From the Maynard Institute for Journalism Education:
“The Society of Professional Journalists, hearing an emotional plea from Rebecca Aguilar, a member of SPJ and of the National Association of Hispanic Journalists, voted Tuesday to recommend that newsrooms discontinue using the terms “illegal alien” and “illegal immigrant.” The resolution from the 7,800-member organization says only courts can decide when a person has committed an illegal act… READ MORE
According to the report, “the Society of Professional Journalists convention of delegates, urges journalists and style guide editors to stop the use of illegal alien and encourage continuous discussion and re-evaluation of the use of illegal immigrant in news stories.”
It will be interesting to see if news outlets incorporate this change, and if so, what words will they use instead of “illegal immigrant.” Many, including political conservatives, refuse to use the word “undocumented” to define a person who has entered the United States of America illegally.

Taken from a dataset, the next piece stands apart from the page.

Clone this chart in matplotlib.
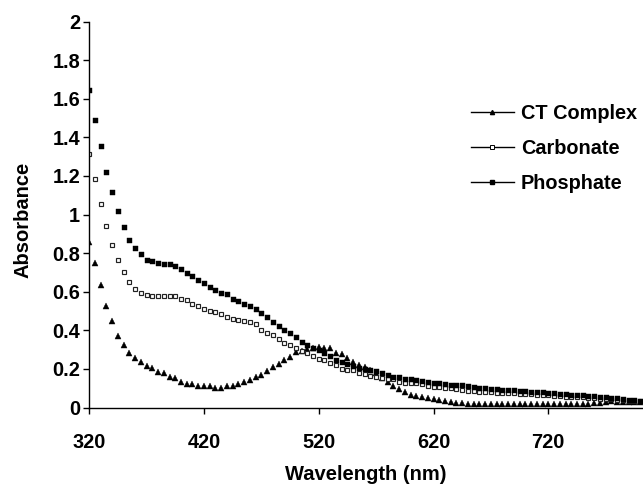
import numpy as np
import matplotlib
matplotlib.use("Agg")
import matplotlib.pyplot as plt
from matplotlib.lines import Line2D

plt.rcParams['font.family'] = ['Liberation Sans', 'DejaVu Sans']
plt.rcParams['font.weight'] = 'bold'

wavelength = list(range(320, 801, 5))

ct_complex = [
    0.860, 0.747, 0.633, 0.526, 0.449, 0.371, 0.323, 0.285, 0.255, 0.236,
    0.216, 0.207, 0.186, 0.177, 0.160, 0.151, 0.132, 0.120, 0.120, 0.112,
    0.112, 0.112, 0.103, 0.103, 0.112, 0.112, 0.120, 0.132, 0.141, 0.160,
    0.170, 0.190, 0.208, 0.228, 0.245, 0.264, 0.288, 0.294, 0.304, 0.307,
    0.314, 0.306, 0.306, 0.285, 0.276, 0.255, 0.238, 0.222, 0.210, 0.195,
    0.178, 0.155, 0.130, 0.110, 0.095, 0.080, 0.066, 0.060, 0.055, 0.051,
    0.046, 0.040, 0.034, 0.029, 0.025, 0.022, 0.020, 0.020, 0.020, 0.020,
    0.020, 0.020, 0.020, 0.020, 0.020, 0.020, 0.020, 0.020, 0.020, 0.020,
    0.020, 0.020, 0.020, 0.020, 0.020, 0.020, 0.020, 0.020, 0.022, 0.026,
    0.030, 0.032, 0.030, 0.030, 0.030, 0.030, 0.030,
]

carbonate = [
    1.315, 1.182, 1.055, 0.941, 0.844, 0.766, 0.700, 0.650, 0.614, 0.593,
    0.584, 0.576, 0.576, 0.576, 0.576, 0.576, 0.562, 0.557, 0.538, 0.527,
    0.508, 0.501, 0.494, 0.487, 0.470, 0.461, 0.456, 0.449, 0.441, 0.432,
    0.403, 0.384, 0.376, 0.354, 0.333, 0.325, 0.307, 0.294, 0.280, 0.268,
    0.250, 0.245, 0.233, 0.221, 0.198, 0.193, 0.193, 0.181, 0.172, 0.164,
    0.158, 0.155, 0.146, 0.146, 0.134, 0.125, 0.125, 0.125, 0.120, 0.112,
    0.108, 0.106, 0.103, 0.099, 0.094, 0.091, 0.086, 0.086, 0.081, 0.080,
    0.079, 0.077, 0.076, 0.074, 0.073, 0.071, 0.070, 0.068, 0.066, 0.064,
    0.063, 0.061, 0.059, 0.057, 0.056, 0.054, 0.052, 0.050, 0.048, 0.046,
    0.044, 0.042, 0.040, 0.038, 0.036, 0.034, 0.032,
]

phosphate = [
    1.644, 1.488, 1.355, 1.220, 1.116, 1.017, 0.934, 0.870, 0.825, 0.797,
    0.766, 0.757, 0.747, 0.745, 0.742, 0.731, 0.719, 0.699, 0.680, 0.662,
    0.643, 0.622, 0.610, 0.596, 0.586, 0.564, 0.550, 0.538, 0.526, 0.508,
    0.489, 0.470, 0.442, 0.420, 0.403, 0.384, 0.363, 0.342, 0.325, 0.311,
    0.299, 0.283, 0.268, 0.245, 0.238, 0.228, 0.216, 0.207, 0.198, 0.193,
    0.190, 0.177, 0.169, 0.160, 0.160, 0.150, 0.146, 0.143, 0.138, 0.132,
    0.129, 0.125, 0.124, 0.117, 0.115, 0.115, 0.112, 0.106, 0.103, 0.100,
    0.098, 0.096, 0.093, 0.091, 0.089, 0.087, 0.085, 0.083, 0.080, 0.078,
    0.076, 0.073, 0.071, 0.069, 0.067, 0.065, 0.063, 0.061, 0.058, 0.056,
    0.053, 0.050, 0.047, 0.044, 0.040, 0.037, 0.034,
]

series_labels = ["CT Complex", "Carbonate", "Phosphate"]
x_ticks = [320, 420, 520, 620, 720]
y_ticks = [0, 0.2, 0.4, 0.6, 0.8, 1, 1.2, 1.4, 1.6, 1.8, 2]
y_tick_labels = ["0", "0.2", "0.4", "0.6", "0.8", "1", "1.2", "1.4", "1.6", "1.8", "2"]

fig = plt.figure(figsize=(6.43, 4.84), dpi=100)
ax = fig.add_axes([0.1387, 0.1580, 0.8613, 0.7975])

ax.plot(wavelength, ct_complex, linestyle='none', marker='^', markersize=4.0,
        color='black', markeredgewidth=0.3)
ax.plot(wavelength, carbonate, linestyle='none', marker='s', markersize=3.5,
        markerfacecolor='white', markeredgecolor='#222222', markeredgewidth=0.85)
ax.plot(wavelength, phosphate, linestyle='none', marker='s', markersize=3.6,
        color='black', markeredgewidth=0.3)

ax.set_xlim(320, 802.5)
ax.set_ylim(0, 2)
ax.set_xticks(x_ticks)
ax.set_xticklabels([str(t) for t in x_ticks])
ax.set_yticks(y_ticks)
ax.set_yticklabels(y_tick_labels)

for s in ['top', 'right']:
    ax.spines[s].set_visible(False)
for s in ['left', 'bottom']:
    ax.spines[s].set_linewidth(1.0)

ax.tick_params(axis='x', direction='out', length=4.5, width=1, pad=14, labelsize=14.3)
ax.tick_params(axis='y', direction='out', length=4.5, width=1, pad=2, labelsize=14.3)
for lab in ax.get_xticklabels() + ax.get_yticklabels():
    lab.set_fontweight('bold')

fig.text(0.569, 1 - 475 / 484, "Wavelength (nm)", ha='center', va='center',
         fontsize=14.5, fontweight='bold')
fig.text(0.036, 0.545, "Absorbance", ha='center', va='center', rotation=90,
         fontsize=14.5, fontweight='bold')

handles = [
    Line2D([0], [0], color='black', lw=1, marker='^', markersize=3,
           markerfacecolor='black', markeredgecolor='black'),
    Line2D([0], [0], color='black', lw=1, marker='s', markersize=2.8,
           markerfacecolor='white', markeredgecolor='black', markeredgewidth=0.7),
    Line2D([0], [0], color='black', lw=1, marker='s', markersize=2.8,
           markerfacecolor='black', markeredgecolor='black'),
]
leg = fig.legend(handles, series_labels, loc='upper left',
                 bbox_to_anchor=(471 / 643, 1 - 104 / 484),
                 frameon=False, borderpad=0, borderaxespad=0,
                 handlelength=2.15, handletextpad=0.35, labelspacing=0.8,
                 prop={'family': 'Liberation Sans', 'weight': 'bold', 'size': 14.3})

fig.savefig("out.png", dpi=100)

This issue has been debated for some time. NPR did a report titled “Which Is Acceptable: ‘Undocumented’ vs. ‘Illegal’ Immigrant?“
“In the immigration debate, does the term undocumented mean anything different than the term illegal? Join host Michel Martin for a conversation about the terminology with syndicated columnist Ruben Navarrette and Kevin Johnson, Dean of the law school at the University of California, Davis, and member of the Board of Directors for the Mexican American Legal Defense and Education Fund, known as MALDEF.” LISTEN
When asked if there is a preference between the term “illegal immigrant” versus other terms like “undocumented,” “non-citizen,” syndicated columnist Ruben Navarrette said he said the most correct word was “illegal immigrant” and added “…with regard to illegal versus undocumented, there are bigger fish to fry in this debate, and I think it is a waste of time.